Short task: Copy all the data exactly, except the pictures.

Material supplied:
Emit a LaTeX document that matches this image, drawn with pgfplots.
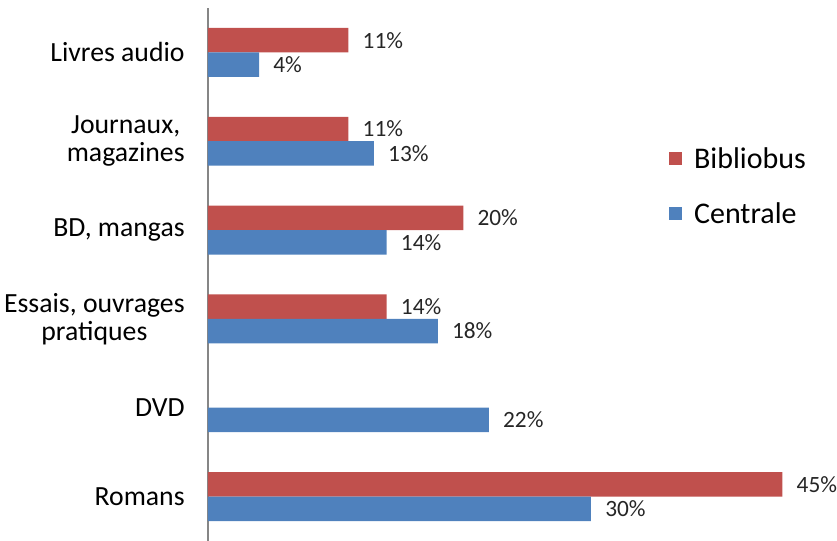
\documentclass[border=0pt]{standalone}
\usepackage{pgfplots}
\pgfplotsset{compat=1.18}
\usepackage{fontspec}
\setmainfont{Carlito}
\definecolor{cred}{HTML}{C0504D}
\definecolor{cblue}{HTML}{4F81BD}
\definecolor{axgray}{HTML}{868686}
\begin{document}
\begin{tikzpicture}
\begin{axis}[
  name=ax,
  scale only axis,
  width=450pt, height=399.75pt,
  xbar, xmin=0, xmax=47,
  ymin=-0.5, ymax=5.5,
  axis x line=none,
  axis y line=left,
  axis line style={-, draw=axgray, line width=1.1pt},
  ytick={0,1,2,3,4,5},
  yticklabels={Romans, DVD, {Essais, ouvrages\\pratiques}, {BD, mangas}, {Journaux,\\magazines}, Livres audio},
  yticklabel style={align=center, font=\fontsize{20.8}{21}\selectfont, xshift=-14pt},
  major tick length=0pt,
  xtick=\empty,
  bar width=0.275,
  clip=false,
  point meta=x,
  nodes near coords={\pgfmathprintnumber[assume math mode=true]{\pgfplotspointmeta}\%},
  nodes near coords style={anchor=west, inner xsep=0pt, xshift=10.5pt, font=\fontsize{17.5}{17.5}\selectfont, text=black!85},
  legend style={at={(0.768,0.744)}, anchor=north west, draw=none, fill=none,
    font=\fontsize{22.5}{22.5}\selectfont, row sep=20pt, inner sep=0pt,
    /tikz/every even column/.append style={column sep=0pt}},
  legend cell align=left,
  legend image code/.code={\fill[#1] (0pt,-4.9pt) rectangle (9.75pt,4.85pt);},
]
\addplot[fill=cred, draw=none, bar shift=0.1375] coordinates {(45,0) (14,2) (20,3) (11,4) (11,5)};
\addplot[fill=cblue, draw=none, bar shift=-0.1375] coordinates {(30,0) (22,1) (18,2) (14,3) (13,4) (4,5)};
\legend{\hspace{7pt}Bibliobus, \hspace{7pt}Centrale}
\end{axis}
\pgfresetboundingbox
\path ([xshift=-156pt]ax.south west) rectangle ([xshift=471.75pt, yshift=405.75pt]ax.south west);
\end{tikzpicture}
\end{document}
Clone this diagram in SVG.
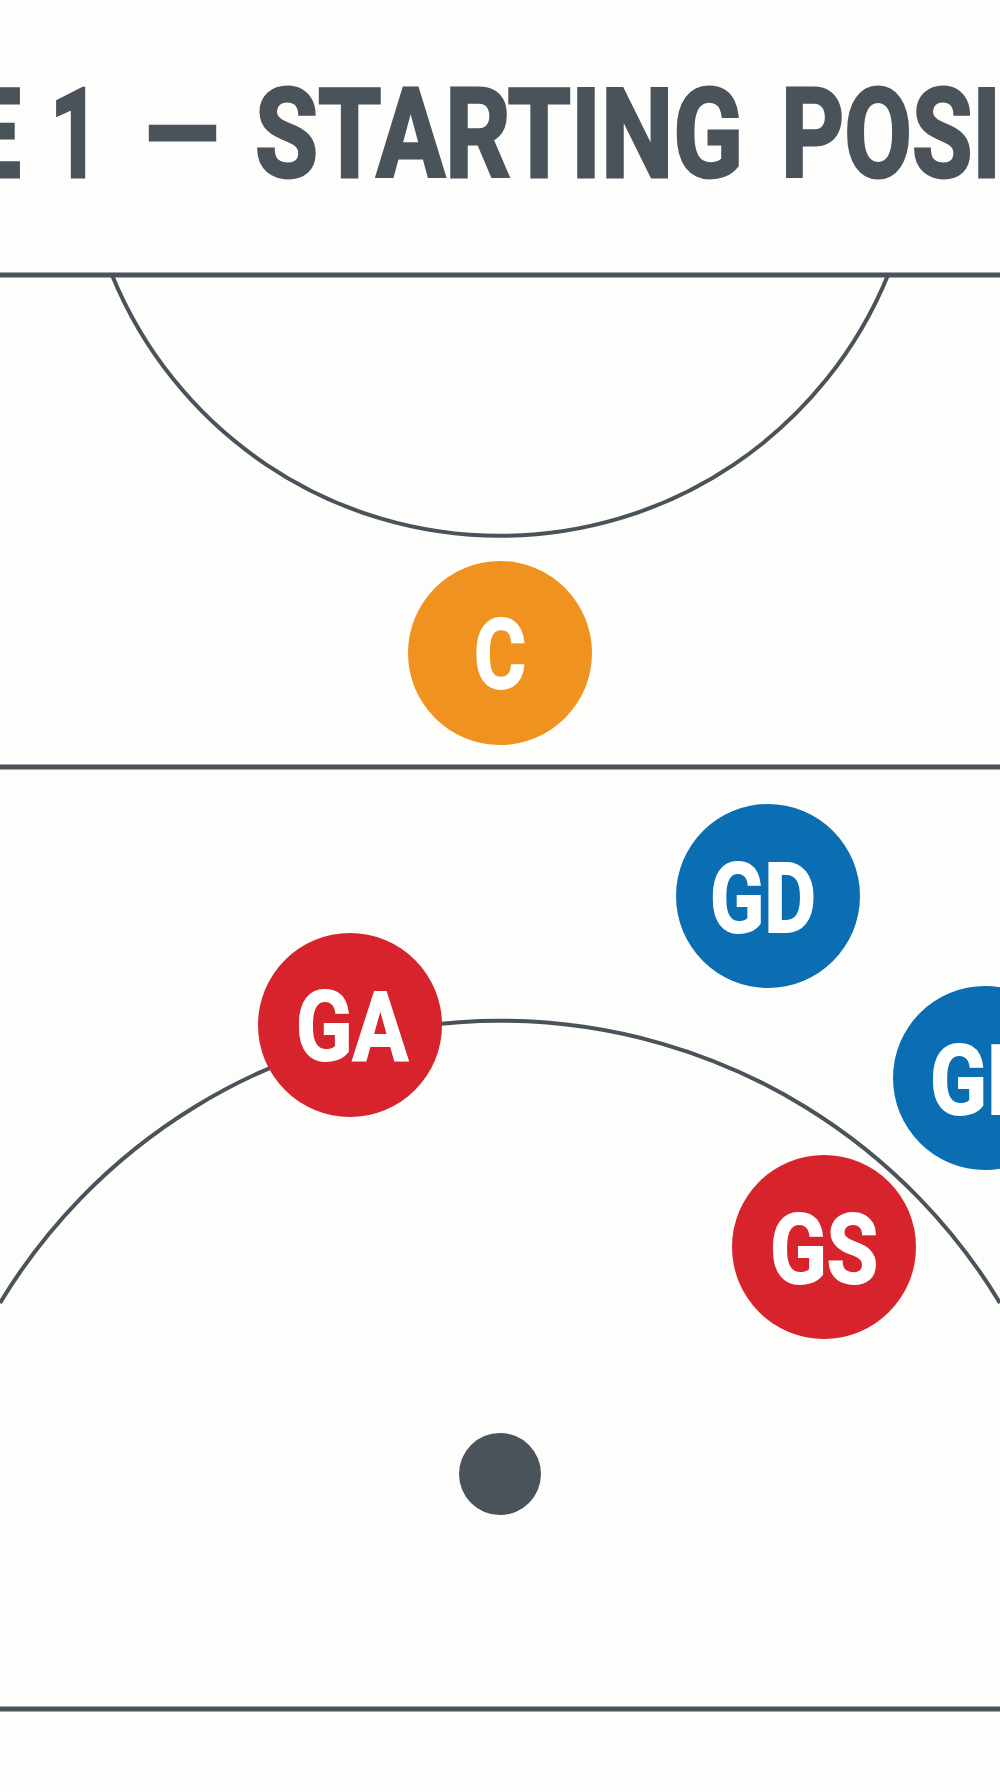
<svg xmlns="http://www.w3.org/2000/svg" width="1000" height="1792" viewBox="0 0 1000 1792">
  <style>
    .ink { fill: #4b535a; }
    .line { stroke: #4b535a; stroke-width: 5; fill: none; }
    .arc { stroke: #4b535a; stroke-width: 4; fill: none; }
    .title { fill: #4b535a; stroke: #4b535a; stroke-width: 3; stroke-linejoin: miter; stroke-miterlimit: 2; }
    .lbl { fill: #ffffff; stroke: #ffffff; stroke-width: 2; stroke-linejoin: miter; stroke-miterlimit: 2; text-anchor: middle; }
    .red { fill: #d7232b; }
    .blue { fill: #0b6db2; }
    .orange { fill: #f0921f; }
  </style>
  <rect width="1000" height="1792" fill="#fdfdfc"/>

  <g id="title" font-family="Roboto, 'Noto Sans', 'Liberation Sans', sans-serif" font-weight="700" font-size="124">
    <text class="title" x="21" y="177" text-anchor="end" textLength="60" lengthAdjust="spacingAndGlyphs">E</text>
    <text class="title" x="50" y="177" textLength="50" lengthAdjust="spacingAndGlyphs">1</text>
    <text class="title" x="141" y="177" textLength="80" lengthAdjust="spacingAndGlyphs">–</text>
    <text class="title" x="255" y="177" textLength="488" lengthAdjust="spacingAndGlyphs">STARTING</text>
    <text class="title" x="781" y="177" textLength="220" lengthAdjust="spacingAndGlyphs">POSI</text>
  </g>

  <g id="court">
    <line class="line" x1="0" y1="275" x2="1000" y2="275"/>
    <line class="line" x1="0" y1="767" x2="1000" y2="767"/>
    <line class="line" x1="0" y1="1709" x2="1000" y2="1709"/>
    <path class="arc" d="M 112 275 A 419 419 0 0 0 888 275"/>
    <path class="arc" d="M 0 1303 A 584 584 0 0 1 1000 1303"/>
    <circle id="ball-spot" class="ink" cx="500" cy="1474" r="41"/>
  </g>

  <g id="connectors"></g>

  <g font-family="Roboto, 'Noto Sans', 'Liberation Sans', sans-serif" font-weight="700" font-size="96">
    <g id="node-C">
      <circle class="orange" cx="500" cy="653" r="92"/>
      <text class="lbl" x="500" y="688" textLength="52" lengthAdjust="spacingAndGlyphs">C</text>
    </g>
    <g id="node-GD">
      <circle class="blue" cx="768" cy="896" r="92"/>
      <text class="lbl" x="763" y="932" textLength="106" lengthAdjust="spacingAndGlyphs">GD</text>
    </g>
    <g id="node-GA">
      <circle class="red" cx="350" cy="1025" r="92"/>
      <text class="lbl" x="352" y="1060" textLength="112" lengthAdjust="spacingAndGlyphs">GA</text>
    </g>
    <g id="node-GK">
      <circle class="blue" cx="985" cy="1078" r="92"/>
      <text class="lbl" x="985" y="1114" textLength="110" lengthAdjust="spacingAndGlyphs">GK</text>
    </g>
    <g id="node-GS">
      <circle class="red" cx="824" cy="1247" r="92"/>
      <text class="lbl" x="824" y="1283" textLength="108" lengthAdjust="spacingAndGlyphs">GS</text>
    </g>
  </g>
</svg>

Task output:
Emit a LaTeX document that matches this image, drawn with pgfplots.
\documentclass[border=0pt]{standalone}
\usepackage{pgfplots}
\pgfplotsset{compat=1.18}
\usepackage{fontspec}
\setmainfont{Carlito}
\definecolor{cred}{HTML}{C0504D}
\definecolor{cblue}{HTML}{4F81BD}
\definecolor{axgray}{HTML}{868686}
\begin{document}
\begin{tikzpicture}
\begin{axis}[
  name=ax,
  scale only axis,
  width=450pt, height=399.75pt,
  xbar, xmin=0, xmax=47,
  ymin=-0.5, ymax=5.5,
  axis x line=none,
  axis y line=left,
  axis line style={-, draw=axgray, line width=1.1pt},
  ytick={0,1,2,3,4,5},
  yticklabels={Romans, DVD, {Essais, ouvrages\\pratiques}, {BD, mangas}, {Journaux,\\magazines}, Livres audio},
  yticklabel style={align=center, font=\fontsize{20.8}{21}\selectfont, xshift=-14pt},
  major tick length=0pt,
  xtick=\empty,
  bar width=0.275,
  clip=false,
  point meta=x,
  nodes near coords={\pgfmathprintnumber[assume math mode=true]{\pgfplotspointmeta}\%},
  nodes near coords style={anchor=west, inner xsep=0pt, xshift=10.5pt, font=\fontsize{17.5}{17.5}\selectfont, text=black!85},
  legend style={at={(0.768,0.744)}, anchor=north west, draw=none, fill=none,
    font=\fontsize{22.5}{22.5}\selectfont, row sep=20pt, inner sep=0pt,
    /tikz/every even column/.append style={column sep=0pt}},
  legend cell align=left,
  legend image code/.code={\fill[#1] (0pt,-4.9pt) rectangle (9.75pt,4.85pt);},
]
\addplot[fill=cred, draw=none, bar shift=0.1375] coordinates {(45,0) (14,2) (20,3) (11,4) (11,5)};
\addplot[fill=cblue, draw=none, bar shift=-0.1375] coordinates {(30,0) (22,1) (18,2) (14,3) (13,4) (4,5)};
\legend{\hspace{7pt}Bibliobus, \hspace{7pt}Centrale}
\end{axis}
\pgfresetboundingbox
\path ([xshift=-156pt]ax.south west) rectangle ([xshift=471.75pt, yshift=405.75pt]ax.south west);
\end{tikzpicture}
\end{document}
Clone this diagram in SVG.
<svg xmlns="http://www.w3.org/2000/svg" width="1000" height="1792" viewBox="0 0 1000 1792">
  <style>
    .ink { fill: #4b535a; }
    .line { stroke: #4b535a; stroke-width: 5; fill: none; }
    .arc { stroke: #4b535a; stroke-width: 4; fill: none; }
    .title { fill: #4b535a; stroke: #4b535a; stroke-width: 3; stroke-linejoin: miter; stroke-miterlimit: 2; }
    .lbl { fill: #ffffff; stroke: #ffffff; stroke-width: 2; stroke-linejoin: miter; stroke-miterlimit: 2; text-anchor: middle; }
    .red { fill: #d7232b; }
    .blue { fill: #0b6db2; }
    .orange { fill: #f0921f; }
  </style>
  <rect width="1000" height="1792" fill="#fdfdfc"/>

  <g id="title" font-family="Roboto, 'Noto Sans', 'Liberation Sans', sans-serif" font-weight="700" font-size="124">
    <text class="title" x="21" y="177" text-anchor="end" textLength="60" lengthAdjust="spacingAndGlyphs">E</text>
    <text class="title" x="50" y="177" textLength="50" lengthAdjust="spacingAndGlyphs">1</text>
    <text class="title" x="141" y="177" textLength="80" lengthAdjust="spacingAndGlyphs">–</text>
    <text class="title" x="255" y="177" textLength="488" lengthAdjust="spacingAndGlyphs">STARTING</text>
    <text class="title" x="781" y="177" textLength="220" lengthAdjust="spacingAndGlyphs">POSI</text>
  </g>

  <g id="court">
    <line class="line" x1="0" y1="275" x2="1000" y2="275"/>
    <line class="line" x1="0" y1="767" x2="1000" y2="767"/>
    <line class="line" x1="0" y1="1709" x2="1000" y2="1709"/>
    <path class="arc" d="M 112 275 A 419 419 0 0 0 888 275"/>
    <path class="arc" d="M 0 1303 A 584 584 0 0 1 1000 1303"/>
    <circle id="ball-spot" class="ink" cx="500" cy="1474" r="41"/>
  </g>

  <g id="connectors"></g>

  <g font-family="Roboto, 'Noto Sans', 'Liberation Sans', sans-serif" font-weight="700" font-size="96">
    <g id="node-C">
      <circle class="orange" cx="500" cy="653" r="92"/>
      <text class="lbl" x="500" y="688" textLength="52" lengthAdjust="spacingAndGlyphs">C</text>
    </g>
    <g id="node-GD">
      <circle class="blue" cx="768" cy="896" r="92"/>
      <text class="lbl" x="763" y="932" textLength="106" lengthAdjust="spacingAndGlyphs">GD</text>
    </g>
    <g id="node-GA">
      <circle class="red" cx="350" cy="1025" r="92"/>
      <text class="lbl" x="352" y="1060" textLength="112" lengthAdjust="spacingAndGlyphs">GA</text>
    </g>
    <g id="node-GK">
      <circle class="blue" cx="985" cy="1078" r="92"/>
      <text class="lbl" x="985" y="1114" textLength="110" lengthAdjust="spacingAndGlyphs">GK</text>
    </g>
    <g id="node-GS">
      <circle class="red" cx="824" cy="1247" r="92"/>
      <text class="lbl" x="824" y="1283" textLength="108" lengthAdjust="spacingAndGlyphs">GS</text>
    </g>
  </g>
</svg>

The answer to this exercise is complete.